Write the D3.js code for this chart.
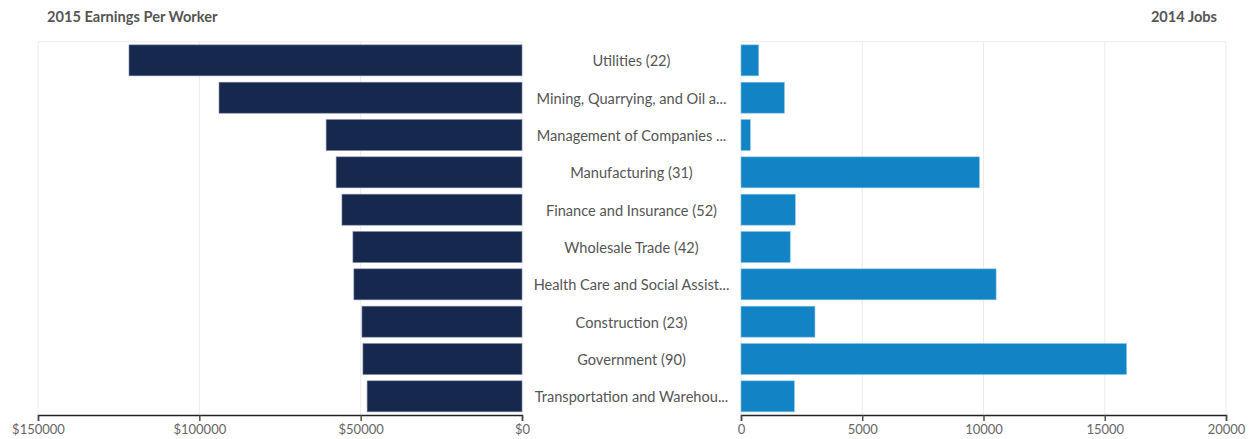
<!DOCTYPE html>
<html>
<head>
<meta charset="utf-8">
<script src="https://cdn.jsdelivr.net/npm/d3@7"></script>
<style>
  body { margin: 0; background: #fff; font-family: Lato, "Open Sans", sans-serif; }
  svg text { font-family: Lato, "Open Sans", sans-serif; }
</style>
</head>
<body>
<svg id="chart" width="1253" height="439"></svg>
<script>
// industries, top to bottom
const categories = [
  "Utilities (22)",
  "Mining, Quarrying, and Oil a...",
  "Management of Companies ...",
  "Manufacturing (31)",
  "Finance and Insurance (52)",
  "Wholesale Trade (42)",
  "Health Care and Social Assist...",
  "Construction (23)",
  "Government (90)",
  "Transportation and Warehou..."
];
const earnings = [121800, 93900, 60700, 57600, 55800, 52400, 52100, 49600, 49300, 48000];
const jobs = [730, 1790, 385, 9830, 2240, 2030, 10520, 3050, 15900, 2200];

const earningsTicks = [150000, 100000, 50000, 0];
const jobsTicks = [0, 5000, 10000, 15000, 20000];

const leftTitle = "2015 Earnings Per Worker";
const rightTitle = "2014 Jobs";

const plotTop = 41.7, plotBottom = 415;

const svg = d3.select("#chart");

const y = d3.scaleBand()
  .domain(categories)
  .range([plotTop, plotBottom])
  .paddingInner(0.17)
  .paddingOuter(0.085);

const xl = d3.scaleLinear().domain([150000, 0]).range([38, 522]);
const xr = d3.scaleLinear().domain([0, 20000]).range([741, 1226]);

// light frame + gridlines
function grid(x, ticks) {
  const g = svg.append("g");
  g.selectAll("line.v")
    .data(ticks)
    .join("line")
    .attr("x1", d => x(d)).attr("x2", d => x(d))
    .attr("y1", plotTop).attr("y2", plotBottom)
    .attr("stroke", "#ececec").attr("stroke-width", 1);
  g.append("line")
    .attr("x1", x.range()[0]).attr("x2", x.range()[1])
    .attr("y1", plotTop).attr("y2", plotTop)
    .attr("stroke", "#ececec");
}
grid(xl, earningsTicks);
grid(xr, jobsTicks);

// left bars
svg.append("g")
  .selectAll("rect")
  .data(categories)
  .join("rect")
  .attr("x", (d, i) => xl(earnings[i]))
  .attr("y", d => y(d))
  .attr("width", (d, i) => xl(0) - xl(earnings[i]))
  .attr("height", y.bandwidth())
  .attr("fill", "#17284f")
  .attr("stroke", "#7d8aa3")
  .attr("stroke-width", 0.6);

// right bars
svg.append("g")
  .selectAll("rect")
  .data(categories)
  .join("rect")
  .attr("x", xr(0))
  .attr("y", d => y(d))
  .attr("width", (d, i) => xr(jobs[i]) - xr(0))
  .attr("height", y.bandwidth())
  .attr("fill", "#1284c5")
  .attr("stroke", "#8cc4e6")
  .attr("stroke-width", 0.6);

// center labels
svg.append("g")
  .selectAll("text")
  .data(categories)
  .join("text")
  .attr("x", (xl(0) + xr(0)) / 2)
  .attr("y", d => y(d) + y.bandwidth() / 2)
  .attr("dy", "0.4em")
  .attr("text-anchor", "middle")
  .attr("font-size", 14.6)
  .attr("fill", "#555")
  .text(d => d);

// axes
function styleAxis(g) {
  g.select(".domain").attr("stroke", "#222").attr("stroke-width", 1.4);
  g.selectAll(".tick line").attr("stroke", "#444").attr("stroke-width", 1.4);
  g.selectAll(".tick text").attr("font-size", 13).attr("fill", "#666")
    .attr("font-family", "Lato, 'Open Sans', sans-serif").attr("dy", "0.8em");
}

svg.append("g")
  .attr("transform", `translate(0,${plotBottom})`)
  .call(d3.axisBottom(xl).tickValues(earningsTicks).tickFormat(d => "$" + d).tickSize(6))
  .call(styleAxis);

svg.append("g")
  .attr("transform", `translate(0,${plotBottom})`)
  .call(d3.axisBottom(xr).tickValues(jobsTicks).tickFormat(d => String(d)).tickSize(6))
  .call(styleAxis);

// titles
svg.append("text")
  .attr("x", 47).attr("y", 22)
  .attr("font-size", 14.6).attr("font-weight", "bold").attr("fill", "#555")
  .text(leftTitle);

svg.append("text")
  .attr("x", 1217).attr("y", 22)
  .attr("text-anchor", "end")
  .attr("font-size", 14.6).attr("font-weight", "bold").attr("fill", "#555")
  .text(rightTitle);
</script>
</body>
</html>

**Directions**
In the copy, include no pictures; restate the listing above exactly.

**Expected answer**
Write the D3.js code for this chart.
<!DOCTYPE html>
<html>
<head>
<meta charset="utf-8">
<script src="https://cdn.jsdelivr.net/npm/d3@7"></script>
<style>
  body { margin: 0; background: #fff; font-family: Lato, "Open Sans", sans-serif; }
  svg text { font-family: Lato, "Open Sans", sans-serif; }
</style>
</head>
<body>
<svg id="chart" width="1253" height="439"></svg>
<script>
// industries, top to bottom
const categories = [
  "Utilities (22)",
  "Mining, Quarrying, and Oil a...",
  "Management of Companies ...",
  "Manufacturing (31)",
  "Finance and Insurance (52)",
  "Wholesale Trade (42)",
  "Health Care and Social Assist...",
  "Construction (23)",
  "Government (90)",
  "Transportation and Warehou..."
];
const earnings = [121800, 93900, 60700, 57600, 55800, 52400, 52100, 49600, 49300, 48000];
const jobs = [730, 1790, 385, 9830, 2240, 2030, 10520, 3050, 15900, 2200];

const earningsTicks = [150000, 100000, 50000, 0];
const jobsTicks = [0, 5000, 10000, 15000, 20000];

const leftTitle = "2015 Earnings Per Worker";
const rightTitle = "2014 Jobs";

const plotTop = 41.7, plotBottom = 415;

const svg = d3.select("#chart");

const y = d3.scaleBand()
  .domain(categories)
  .range([plotTop, plotBottom])
  .paddingInner(0.17)
  .paddingOuter(0.085);

const xl = d3.scaleLinear().domain([150000, 0]).range([38, 522]);
const xr = d3.scaleLinear().domain([0, 20000]).range([741, 1226]);

// light frame + gridlines
function grid(x, ticks) {
  const g = svg.append("g");
  g.selectAll("line.v")
    .data(ticks)
    .join("line")
    .attr("x1", d => x(d)).attr("x2", d => x(d))
    .attr("y1", plotTop).attr("y2", plotBottom)
    .attr("stroke", "#ececec").attr("stroke-width", 1);
  g.append("line")
    .attr("x1", x.range()[0]).attr("x2", x.range()[1])
    .attr("y1", plotTop).attr("y2", plotTop)
    .attr("stroke", "#ececec");
}
grid(xl, earningsTicks);
grid(xr, jobsTicks);

// left bars
svg.append("g")
  .selectAll("rect")
  .data(categories)
  .join("rect")
  .attr("x", (d, i) => xl(earnings[i]))
  .attr("y", d => y(d))
  .attr("width", (d, i) => xl(0) - xl(earnings[i]))
  .attr("height", y.bandwidth())
  .attr("fill", "#17284f")
  .attr("stroke", "#7d8aa3")
  .attr("stroke-width", 0.6);

// right bars
svg.append("g")
  .selectAll("rect")
  .data(categories)
  .join("rect")
  .attr("x", xr(0))
  .attr("y", d => y(d))
  .attr("width", (d, i) => xr(jobs[i]) - xr(0))
  .attr("height", y.bandwidth())
  .attr("fill", "#1284c5")
  .attr("stroke", "#8cc4e6")
  .attr("stroke-width", 0.6);

// center labels
svg.append("g")
  .selectAll("text")
  .data(categories)
  .join("text")
  .attr("x", (xl(0) + xr(0)) / 2)
  .attr("y", d => y(d) + y.bandwidth() / 2)
  .attr("dy", "0.4em")
  .attr("text-anchor", "middle")
  .attr("font-size", 14.6)
  .attr("fill", "#555")
  .text(d => d);

// axes
function styleAxis(g) {
  g.select(".domain").attr("stroke", "#222").attr("stroke-width", 1.4);
  g.selectAll(".tick line").attr("stroke", "#444").attr("stroke-width", 1.4);
  g.selectAll(".tick text").attr("font-size", 13).attr("fill", "#666")
    .attr("font-family", "Lato, 'Open Sans', sans-serif").attr("dy", "0.8em");
}

svg.append("g")
  .attr("transform", `translate(0,${plotBottom})`)
  .call(d3.axisBottom(xl).tickValues(earningsTicks).tickFormat(d => "$" + d).tickSize(6))
  .call(styleAxis);

svg.append("g")
  .attr("transform", `translate(0,${plotBottom})`)
  .call(d3.axisBottom(xr).tickValues(jobsTicks).tickFormat(d => String(d)).tickSize(6))
  .call(styleAxis);

// titles
svg.append("text")
  .attr("x", 47).attr("y", 22)
  .attr("font-size", 14.6).attr("font-weight", "bold").attr("fill", "#555")
  .text(leftTitle);

svg.append("text")
  .attr("x", 1217).attr("y", 22)
  .attr("text-anchor", "end")
  .attr("font-size", 14.6).attr("font-weight", "bold").attr("fill", "#555")
  .text(rightTitle);
</script>
</body>
</html>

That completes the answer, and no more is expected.